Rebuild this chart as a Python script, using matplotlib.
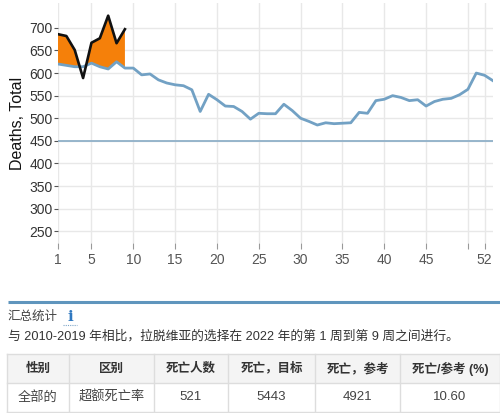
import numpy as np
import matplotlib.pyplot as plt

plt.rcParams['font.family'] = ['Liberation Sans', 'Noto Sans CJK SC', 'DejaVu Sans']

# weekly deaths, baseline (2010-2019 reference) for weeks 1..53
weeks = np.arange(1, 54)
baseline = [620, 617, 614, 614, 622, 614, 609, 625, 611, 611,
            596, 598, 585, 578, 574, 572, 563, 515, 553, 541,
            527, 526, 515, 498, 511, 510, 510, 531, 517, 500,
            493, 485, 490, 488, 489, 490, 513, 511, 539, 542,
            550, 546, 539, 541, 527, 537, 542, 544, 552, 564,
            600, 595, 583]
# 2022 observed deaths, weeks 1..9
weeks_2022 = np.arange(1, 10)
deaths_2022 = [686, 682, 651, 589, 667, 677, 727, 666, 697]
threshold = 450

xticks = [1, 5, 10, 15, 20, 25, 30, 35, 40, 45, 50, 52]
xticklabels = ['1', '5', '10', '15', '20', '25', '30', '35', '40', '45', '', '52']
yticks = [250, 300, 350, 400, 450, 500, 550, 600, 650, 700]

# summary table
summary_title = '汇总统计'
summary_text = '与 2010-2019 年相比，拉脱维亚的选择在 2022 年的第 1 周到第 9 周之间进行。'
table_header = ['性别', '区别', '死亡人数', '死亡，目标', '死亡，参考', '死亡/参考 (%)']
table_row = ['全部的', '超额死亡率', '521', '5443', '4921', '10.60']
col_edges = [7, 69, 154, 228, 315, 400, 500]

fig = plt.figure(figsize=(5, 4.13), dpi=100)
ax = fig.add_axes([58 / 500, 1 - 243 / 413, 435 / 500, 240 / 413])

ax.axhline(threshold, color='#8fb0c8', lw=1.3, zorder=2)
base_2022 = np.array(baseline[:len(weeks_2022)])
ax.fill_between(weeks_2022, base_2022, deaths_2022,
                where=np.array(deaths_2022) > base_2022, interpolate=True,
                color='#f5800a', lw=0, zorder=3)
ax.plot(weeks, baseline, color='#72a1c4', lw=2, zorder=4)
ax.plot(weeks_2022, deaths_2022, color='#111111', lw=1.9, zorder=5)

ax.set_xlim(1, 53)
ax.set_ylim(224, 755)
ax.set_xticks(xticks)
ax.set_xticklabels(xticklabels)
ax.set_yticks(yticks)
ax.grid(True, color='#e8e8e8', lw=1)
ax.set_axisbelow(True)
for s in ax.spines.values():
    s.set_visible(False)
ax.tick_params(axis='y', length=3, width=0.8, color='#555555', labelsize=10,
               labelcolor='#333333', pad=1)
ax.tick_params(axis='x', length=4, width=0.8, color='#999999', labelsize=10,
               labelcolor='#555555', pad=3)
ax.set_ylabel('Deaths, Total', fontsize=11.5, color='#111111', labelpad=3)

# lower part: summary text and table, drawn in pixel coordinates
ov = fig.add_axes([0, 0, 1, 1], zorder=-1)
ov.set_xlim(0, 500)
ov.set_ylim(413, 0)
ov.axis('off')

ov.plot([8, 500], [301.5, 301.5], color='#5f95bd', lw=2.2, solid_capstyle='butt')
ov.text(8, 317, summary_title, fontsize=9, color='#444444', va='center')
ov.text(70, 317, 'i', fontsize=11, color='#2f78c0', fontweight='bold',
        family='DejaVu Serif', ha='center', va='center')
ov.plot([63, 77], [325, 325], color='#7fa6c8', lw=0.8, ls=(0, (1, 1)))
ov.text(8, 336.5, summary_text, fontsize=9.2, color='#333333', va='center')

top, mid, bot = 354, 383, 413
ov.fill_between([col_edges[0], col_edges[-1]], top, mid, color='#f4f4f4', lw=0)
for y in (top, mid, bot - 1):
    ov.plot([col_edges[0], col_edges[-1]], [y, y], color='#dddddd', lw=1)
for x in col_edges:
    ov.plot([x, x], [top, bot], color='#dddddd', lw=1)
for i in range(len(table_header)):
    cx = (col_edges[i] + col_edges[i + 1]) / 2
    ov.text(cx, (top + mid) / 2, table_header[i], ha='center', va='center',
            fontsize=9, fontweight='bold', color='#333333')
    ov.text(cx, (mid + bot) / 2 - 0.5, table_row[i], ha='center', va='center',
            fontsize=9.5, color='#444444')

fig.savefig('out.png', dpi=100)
* * *
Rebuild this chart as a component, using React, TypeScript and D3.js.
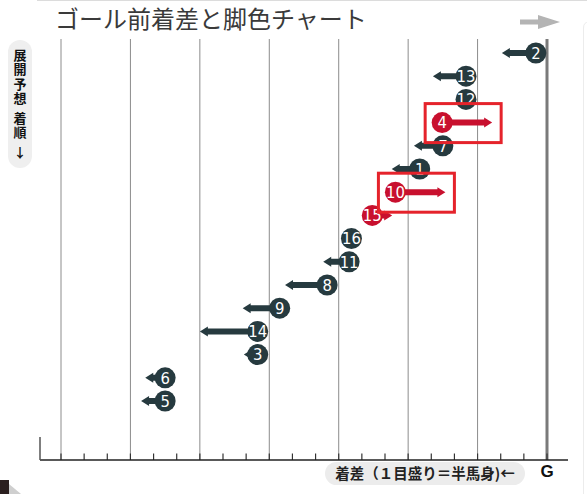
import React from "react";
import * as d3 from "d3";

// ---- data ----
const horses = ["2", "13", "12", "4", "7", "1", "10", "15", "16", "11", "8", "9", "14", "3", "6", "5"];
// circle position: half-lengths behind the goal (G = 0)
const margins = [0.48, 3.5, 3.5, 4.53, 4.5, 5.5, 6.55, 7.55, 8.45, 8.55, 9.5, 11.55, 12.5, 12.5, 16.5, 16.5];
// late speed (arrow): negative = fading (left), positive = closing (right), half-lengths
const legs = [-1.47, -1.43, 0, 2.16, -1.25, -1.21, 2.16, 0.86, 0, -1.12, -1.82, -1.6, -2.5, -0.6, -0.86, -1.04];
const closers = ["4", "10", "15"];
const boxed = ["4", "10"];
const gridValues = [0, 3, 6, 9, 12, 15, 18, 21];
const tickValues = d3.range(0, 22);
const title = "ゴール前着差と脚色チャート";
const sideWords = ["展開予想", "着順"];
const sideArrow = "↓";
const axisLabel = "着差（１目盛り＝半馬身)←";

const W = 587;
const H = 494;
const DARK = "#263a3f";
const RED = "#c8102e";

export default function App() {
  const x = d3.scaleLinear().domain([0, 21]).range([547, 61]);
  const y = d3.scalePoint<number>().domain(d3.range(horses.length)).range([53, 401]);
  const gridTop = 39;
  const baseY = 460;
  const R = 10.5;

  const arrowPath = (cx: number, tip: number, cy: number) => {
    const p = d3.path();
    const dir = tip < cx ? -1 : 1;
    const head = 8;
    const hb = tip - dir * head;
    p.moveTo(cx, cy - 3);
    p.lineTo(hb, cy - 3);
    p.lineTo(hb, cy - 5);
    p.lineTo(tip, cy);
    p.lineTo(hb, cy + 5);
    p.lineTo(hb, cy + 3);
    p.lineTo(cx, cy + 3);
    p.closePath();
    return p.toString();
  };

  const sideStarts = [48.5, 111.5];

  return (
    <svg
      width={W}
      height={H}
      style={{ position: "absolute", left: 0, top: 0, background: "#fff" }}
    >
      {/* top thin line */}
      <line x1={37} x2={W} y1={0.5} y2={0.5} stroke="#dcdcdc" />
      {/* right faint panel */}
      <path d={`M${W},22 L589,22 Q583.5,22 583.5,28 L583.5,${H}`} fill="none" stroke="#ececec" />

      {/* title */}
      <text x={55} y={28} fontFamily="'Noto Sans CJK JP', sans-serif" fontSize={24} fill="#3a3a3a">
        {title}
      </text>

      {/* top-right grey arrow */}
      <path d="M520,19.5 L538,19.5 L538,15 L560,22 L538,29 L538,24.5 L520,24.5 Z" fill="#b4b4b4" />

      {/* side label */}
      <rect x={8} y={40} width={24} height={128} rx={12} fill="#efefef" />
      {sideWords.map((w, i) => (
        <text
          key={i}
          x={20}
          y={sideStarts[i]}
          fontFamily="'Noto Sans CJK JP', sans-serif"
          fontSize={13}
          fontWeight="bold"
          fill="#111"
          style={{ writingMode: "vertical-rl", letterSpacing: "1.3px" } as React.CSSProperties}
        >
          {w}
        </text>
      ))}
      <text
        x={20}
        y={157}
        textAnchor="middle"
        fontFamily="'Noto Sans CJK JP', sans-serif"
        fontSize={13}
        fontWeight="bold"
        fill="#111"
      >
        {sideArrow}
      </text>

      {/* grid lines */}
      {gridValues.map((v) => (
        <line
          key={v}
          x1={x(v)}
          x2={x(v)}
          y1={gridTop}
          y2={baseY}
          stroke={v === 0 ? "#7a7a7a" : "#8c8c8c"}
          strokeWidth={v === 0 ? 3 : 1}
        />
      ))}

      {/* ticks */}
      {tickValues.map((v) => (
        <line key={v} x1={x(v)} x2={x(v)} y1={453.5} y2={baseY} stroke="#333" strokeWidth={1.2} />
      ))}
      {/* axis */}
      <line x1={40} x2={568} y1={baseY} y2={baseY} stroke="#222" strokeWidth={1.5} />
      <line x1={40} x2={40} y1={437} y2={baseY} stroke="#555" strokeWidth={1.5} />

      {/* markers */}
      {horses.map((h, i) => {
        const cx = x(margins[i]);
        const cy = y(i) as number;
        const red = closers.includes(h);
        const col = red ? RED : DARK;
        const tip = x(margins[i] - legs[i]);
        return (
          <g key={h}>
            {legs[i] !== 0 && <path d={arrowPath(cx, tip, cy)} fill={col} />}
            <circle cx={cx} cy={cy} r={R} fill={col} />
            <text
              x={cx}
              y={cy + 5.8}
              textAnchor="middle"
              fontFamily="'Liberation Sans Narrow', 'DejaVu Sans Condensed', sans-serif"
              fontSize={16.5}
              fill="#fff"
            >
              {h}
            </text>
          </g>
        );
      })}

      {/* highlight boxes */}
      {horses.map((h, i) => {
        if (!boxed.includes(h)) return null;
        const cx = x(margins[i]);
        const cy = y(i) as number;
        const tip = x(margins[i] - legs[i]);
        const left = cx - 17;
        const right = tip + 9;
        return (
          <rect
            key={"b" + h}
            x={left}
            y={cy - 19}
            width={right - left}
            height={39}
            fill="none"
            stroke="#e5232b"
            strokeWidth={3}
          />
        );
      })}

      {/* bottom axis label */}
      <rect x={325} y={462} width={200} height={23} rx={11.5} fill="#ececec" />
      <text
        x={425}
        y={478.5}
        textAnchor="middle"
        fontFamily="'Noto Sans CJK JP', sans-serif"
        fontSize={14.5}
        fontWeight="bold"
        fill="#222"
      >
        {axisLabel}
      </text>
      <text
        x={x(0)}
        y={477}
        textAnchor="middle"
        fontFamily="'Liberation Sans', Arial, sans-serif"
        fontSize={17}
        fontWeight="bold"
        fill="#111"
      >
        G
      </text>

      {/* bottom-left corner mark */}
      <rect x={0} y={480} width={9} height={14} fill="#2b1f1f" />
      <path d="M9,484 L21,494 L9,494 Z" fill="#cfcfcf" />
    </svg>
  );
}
* * *
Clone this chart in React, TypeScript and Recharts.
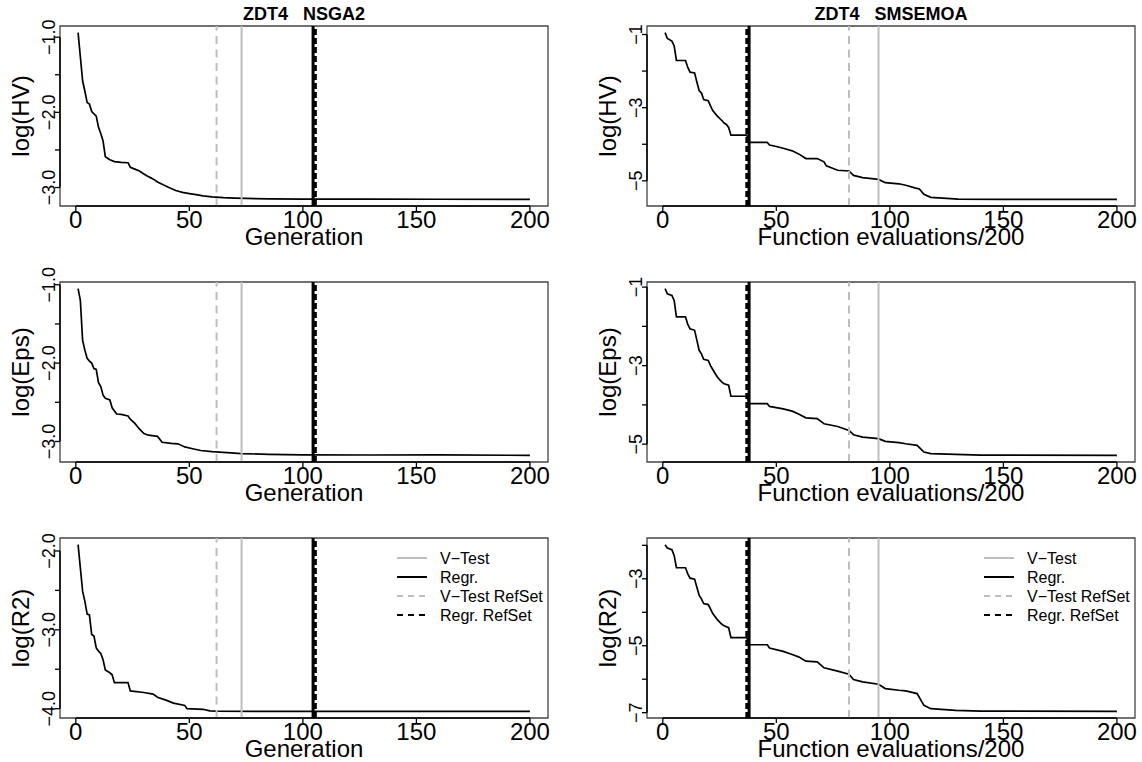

#### EXERCISE OBJECTIVE
Using the data above, which lines fall from the one with "Rebuild this chart as a Python" through the one with "plt.rcParams['font.family'] = ['Liberation"? Repeat them exactly, ends included, minus any pictures.

#### OUTPUT BELOW
Rebuild this chart as a Python script, using matplotlib.
import numpy as np
import matplotlib.pyplot as plt

plt.rcParams['font.family'] = ['Liberation Sans', 'Noto Sans CJK SC', 'DejaVu Sans']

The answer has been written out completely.